The sun warmed my hands on a visit during a crisp day last November. The sky was a canvas of blue and white; leaves radiated red, yellow, orange and green. Like theater spotlights, bursts of sunshine illuminated fall in its most colorful moment, sharing a stage with some of Japan’s most acclaimed attractions.
One of the most photographed of these is Shin-kyo Bridge. This “sacred bridge,” with its characteristic vermillion hue, elegantly spans the Daiya River, and marks the gateway to Nikko’s shrines and temples. But it wasn’t always wooden. Legend has it that snakes divinely appeared here to enable priest Shodo Shonin, founder of Buddhism in Nikko, to cross the river. Snakes, in fact, would justify Shin-kyo’s billing as “one of the three most unusual bridges in Japan.” Forego the admission fee, but snap an obligatory photo from the shoulder of the nearby highway.

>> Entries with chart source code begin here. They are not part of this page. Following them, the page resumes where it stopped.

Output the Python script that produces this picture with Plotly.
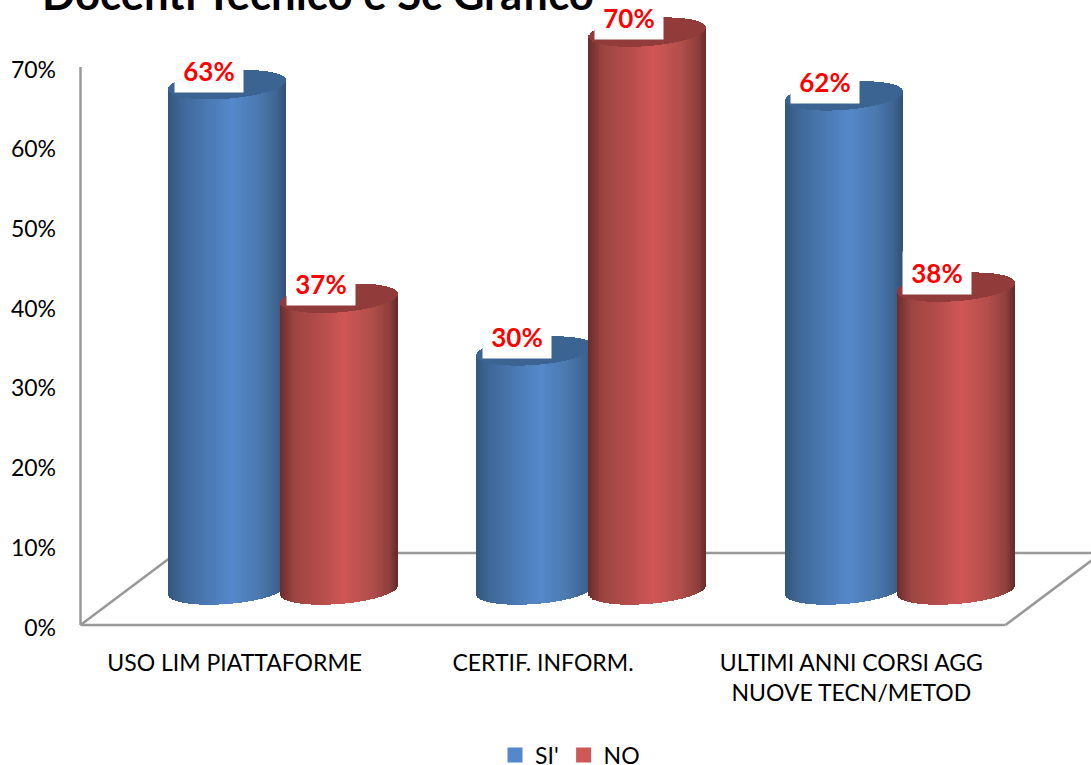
import math
import plotly.graph_objects as go

# ---- data ----
categories = ["USO LIM PIATTAFORME", "CERTIF. INFORM.", "ULTIMI ANNI CORSI AGG<br>NUOVE TECN/METOD"]
series_names = ["SI'", "NO"]
si_values = [63.4, 30, 62]
no_values = [36.6, 70, 38]
y_ticks = [0, 10, 20, 30, 40, 50, 60, 70]
title_text = "Docenti Tecnico e Sc Grafico"

# ---- styling ----
PX_Y = 7.97      # px per percent
PX_X = 308.33    # px per category
W, H = 1091, 765
AX_L, AX_B = 80.5, 625    # page position of the chart's origin
L, B = 70, 130            # plot area is a little larger so that the frame lines are not clipped
FONT = "Lato"
BASE = 35 / PX_Y              # cylinder foot centre above axis floor
RY = 14 / PX_Y                # ellipse half height
SHEAR = 4.5 / PX_Y            # tilt of the ellipse
CYL_W = 117 / PX_X
OFF = {"SI'": -7.5 / PX_X, "NO": 104.5 / PX_X}
STRIPS = 117
LABEL_NUDGE = 2.5 / PX_Y
GRAD = {
    "SI'": [(0, "#34567c"), (.12, "#3f6898"), (.35, "#4b7ab4"), (.55, "#5588cb"), (.78, "#4a78ae"), (.93, "#3d6491"), (1, "#33527a")],
    "NO": [(0, "#6a2d2c"), (.12, "#9c4542"), (.35, "#b54d4a"), (.55, "#cf5755"), (.78, "#b34e4b"), (.93, "#8f403d"), (1, "#672b2a")],
}
TOP = {"SI'": "#3c6492", "NO": "#913c3a"}


def mix(stops, t):
    for (a, ca), (b, cb) in zip(stops, stops[1:]):
        if t <= b:
            f = (t - a) / (b - a)
            ra = [int(ca[i:i + 2], 16) for i in (1, 3, 5)]
            rb = [int(cb[i:i + 2], 16) for i in (1, 3, 5)]
            return "rgb(%d,%d,%d)" % tuple(round(p + (q - p) * f) for p, q in zip(ra, rb))
    return stops[-1][1]


def cylinder_traces(name, values):
    xs, widths, colours, body_base, body_h, top_base, top_h = [], [], [], [], [], [], []
    for i, v in enumerate(values):
        cx = i + OFF[name]
        for s in range(STRIPS):
            t = (s + 0.5) / STRIPS
            u = 2 * t - 1
            half = math.sqrt(max(0, 1 - u * u)) * RY
            tilt = SHEAR * u
            foot = BASE + tilt - half
            front = BASE + v + tilt - half
            back = BASE + v + tilt + half
            xs.append(cx + u * CYL_W / 2)
            widths.append(CYL_W / STRIPS)
            colours.append(mix(GRAD[name], t))
            body_base.append(foot)
            body_h.append(front - foot)
            top_base.append(front)
            top_h.append(back - front)
    body = go.Bar(x=xs, y=body_h, base=body_base, width=widths, marker=dict(color=colours, line_width=0),
                  showlegend=False, hoverinfo="skip")
    top = go.Bar(x=xs, y=top_h, base=top_base, width=widths, marker=dict(color=TOP[name], line_width=0),
                 showlegend=False, hoverinfo="skip")
    return [body, top]


fig = go.Figure()
for nm, vals in zip(series_names, [si_values, no_values]):
    fig.add_traces(cylinder_traces(nm, vals))
    fig.add_trace(go.Scatter(x=[None], y=[None], mode="markers", name=nm,
                             marker=dict(symbol="square", size=15, color=GRAD[nm][3][1])))

annots = []
for nm, vals in zip(series_names, [si_values, no_values]):
    for i, v in enumerate(vals):
        annots.append(dict(x=i + OFF[nm], y=BASE + v, xref="x", yref="y", text="<b>%.0f%%</b>" % v, showarrow=False,
                           xshift=-18.5, yshift=14, width=66, height=40, bgcolor="white",
                           font=dict(family=FONT, size=26, color="#ff0000")))

GRID = "#989898"
DX, DY = 96 / PX_X, 72 / PX_Y
x0, x1 = -0.5, 2.5
shape_lines = [
    (x0, 70, x0, 0), (x0, 0, x1, 0), (x0, 0, x0 + DX, DY),
    (x1, 0, x1 + DX, DY), (x0 + DX, DY, x1 + DX, DY),
]
shapes = [dict(type="line", xref="x", yref="y", x0=a, y0=b, x1=c, y1=d, layer="below",
               line=dict(color=GRID, width=2.5)) for a, b, c, d in shape_lines]

fig.update_layout(
    width=W, height=H, autosize=False, barmode="overlay", bargap=0,
    margin=dict(l=L, r=0, t=0, b=B, pad=0),
    paper_bgcolor="white", plot_bgcolor="white",
    font=dict(family=FONT, size=23, color="#000000"),
    title=dict(text="<b>%s</b>" % title_text, x=42 / W, xanchor="left", y=1, yanchor="top",
               pad=dict(t=-21), font=dict(family=FONT, size=43.7, color="black")),
    xaxis=dict(range=[x0 - (AX_L - L) / PX_X, x0 + (W - AX_L) / PX_X], tickmode="array", tickvals=[0, 1, 2],
               ticktext=categories, showgrid=False, zeroline=False, showline=False, ticks="",
               ticklabelstandoff=12, tickfont=dict(family=FONT, size=23)),
    yaxis=dict(range=[-(H - B - AX_B) / PX_Y, AX_B / PX_Y], tickmode="array",
               tickvals=[t - LABEL_NUDGE for t in y_ticks],
               ticktext=["%d%%" % t for t in y_ticks], showgrid=False, zeroline=False, showline=False, ticks="",
               ticklabelstandoff=13, tickfont=dict(family=FONT, size=23)),
    shapes=shapes, annotations=annots,
    legend=dict(orientation="h", x=495 / W, xanchor="left", xref="container", y=10 / H, yanchor="middle",
                yref="container", font=dict(family=FONT, size=23), itemsizing="trace"),
    hovermode=False,
)
fig.write_html("out.html", post_script="document.body.style.margin='0';", config=dict(displayModeBar=False))
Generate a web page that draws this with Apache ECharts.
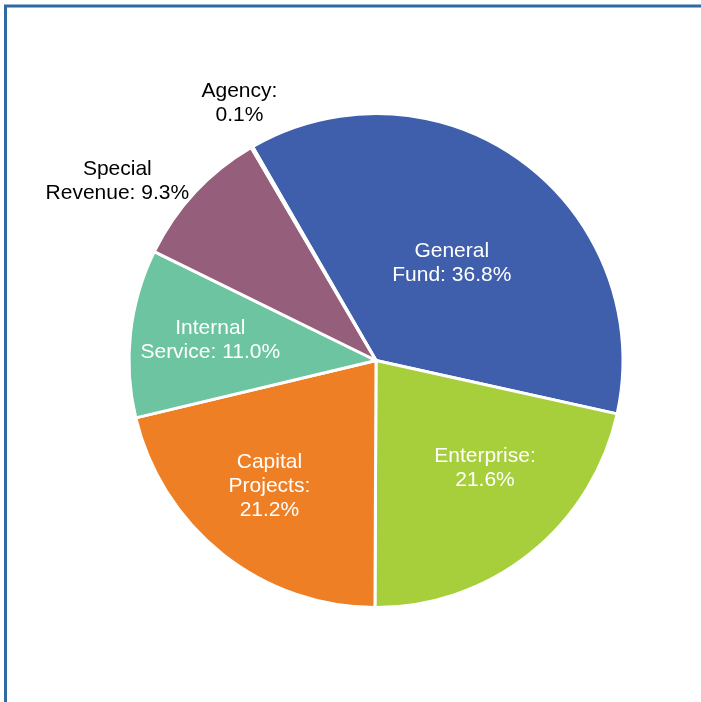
<!DOCTYPE html>
<html>
<head>
<meta charset="utf-8">
<script src="https://cdn.jsdelivr.net/npm/echarts@6/dist/echarts.min.js"></script>
<style>
html, body { margin: 0; padding: 0; background: #fff; }
#chart { width: 701px; height: 702px; }
</style>
</head>
<body>
<div id="chart"></div>
<script>
// Data
var categories = ['General Fund', 'Enterprise', 'Capital Projects', 'Internal Service', 'Special Revenue', 'Agency'];
var labelNames = ['General\nFund', 'Enterprise', 'Capital\nProjects', 'Internal\nService', 'Special\nRevenue', 'Agency'];
var valueBreaks = [' ', '\n', '\n', ' ', ' ', '\n'];
var values = [36.8, 21.6, 21.2, 11.0, 9.3, 0.1];

// Styles
var colors = ['#3F5FAC', '#A7CE3B', '#EE7F24', '#6CC4A1', '#955E7A', '#4BACC6'];
var labelColors = ['#fff', '#fff', '#fff', '#fff', '#000', '#000'];
var labelOffsets = [[1, 5], [30, 9], [-28, 27], [-40, -6], [-166, -93], [-73, -148]];

var data = categories.map(function (c, i) {
  return {
    name: c,
    value: values[i],
    itemStyle: { color: colors[i] },
    label: {
      color: labelColors[i],
      offset: labelOffsets[i],
      formatter: labelNames[i] + ':' + valueBreaks[i] + values[i].toFixed(1) + '%'
    }
  };
});

var chart = echarts.init(document.getElementById('chart'), null, { renderer: 'canvas' });
chart.setOption({
  backgroundColor: '#fff',
  animation: false,
  graphic: [{
    type: 'rect',
    silent: true,
    z: -10,
    shape: { x: 5.5, y: 6, width: 800, height: 800 },
    style: { fill: 'none', stroke: '#2E6BA3', lineWidth: 3 }
  }],
  series: [{
    type: 'pie',
    center: [376, 360.5],
    radius: [0, 247],
    startAngle: 120,
    clockwise: true,
    avoidLabelOverlap: false,
    itemStyle: { borderColor: '#fff', borderWidth: 3 },
    label: {
      show: true,
      position: 'inside',
      fontFamily: 'Liberation Sans, Arial, sans-serif',
      fontSize: 21,
      lineHeight: 24,
      align: 'center'
    },
    labelLine: { show: false },
    emphasis: { disabled: true },
    data: data
  }]
});
</script>
</body>
</html>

Rinno-ji Temple first greets visitors walking north from Shin-kyo. The salient Three Buddha Hall is Nikko’s largest building, housing—yes—three gilded wooden Buddha statues. A separate fee allows access into the temple’s treasure house and Japanese garden. Leaving Rinno-ji through the west gate, a wide path leads to Tosho-gu. On the way, a five-story pagoda pierces the canopy of cedars. Zodiac images adorn this colorful 36-meter-high structure, which was presciently engineered in 1819 to withstand earthquakes.
A stone torii leads to the lavish precincts of Tosho-gu. With more than a dozen buildings drawing on Shinto, Buddhist and Chinese designs, the mausoleum is monumental in size but meticulous in detail. Be prepared to spend time in line admiring the fine woodcarvings, including Nikko’s most beloved: the monkeys above the Sacred Stables. These wise primates depict the “hear no evil, speak no evil, see no evil” moral tenet of Tendai Buddhism familiar to Japanese of all ages.
More intricate craftsmanship is on display at Yomeimon (or Higurashinomon). The Chinese-influenced Gate of Sunlight (or Twilight) is dually named because viewers can spend all day admiring its 500 carvings of animals and spiritual creatures.
Nikko’s oldest structure, Futarasan, stands west of Tosho-gu. Rebuilt in 1619, this Shinto shrine is dedicated to the area’s three holy mountains. West of Futarasan is Taiyuin-Byo. Here lies the tomb of Tokugawa Iemitsu, the third Tokugawa shogun, who commissioned Tosho-gu for his grandfather Ieyasu. Although intentionally more modest than Tosho-gu, Taiyuin-Byo is just as impressive. Towering cedars filter sunlight and shield this impeccably designed complex from too many visitors.
Wind down a day of temple-hopping with a stroll beside the small rapids of the Daiya River. A leisurely trail along the Ganman-ga-fuchi abyss leads through a stone park lined with about 70 weathered statues of Jizo, the guardian deity of children and travelers.
Those with an extra day should spend it in the nearby Lake Chuzenji, where mountains, marshes, plateaus, lakes and waterfalls reward even the casual hiker. Because of the higher elevation, the leaves change here in early- to mid-October, weeks earlier than in Nikko.
Harmony abounds in the city of sunlight. Shinto shrines and Buddhist temples coexist in a forested setting where nature reigns supreme. “Don’t say ‘magnificent’ until you’ve seen Nikko” is a Japanese expression especially apt in autumn.
Time your trip right by tracking the foliage front at www.walkerplus.com/koyo. Travelers with a tourist visa can pick up a World Heritage Pass at the Tobu Sightseeing Service Center near Asakusa station (03-3841-2871). Valid for two consecutive days, the coupon (¥3,600) includes a round-trip ticket on a rapid train (about 2hrs, 15min one-way), admission to Tosho-gu and Futarasan Shrines and Rinno-ji and Taiyuin-Byo Temples, and a bus pass from the station to the shrines. Notable October festivals include the Nikko Kekko Festival (date TBA), the autumn fireworks display (date TBA), yabusame (archery on horseback, October 16), and the annual festival at Tosho-gu Shrine with 1,000 colorfully costumed participants (October 17).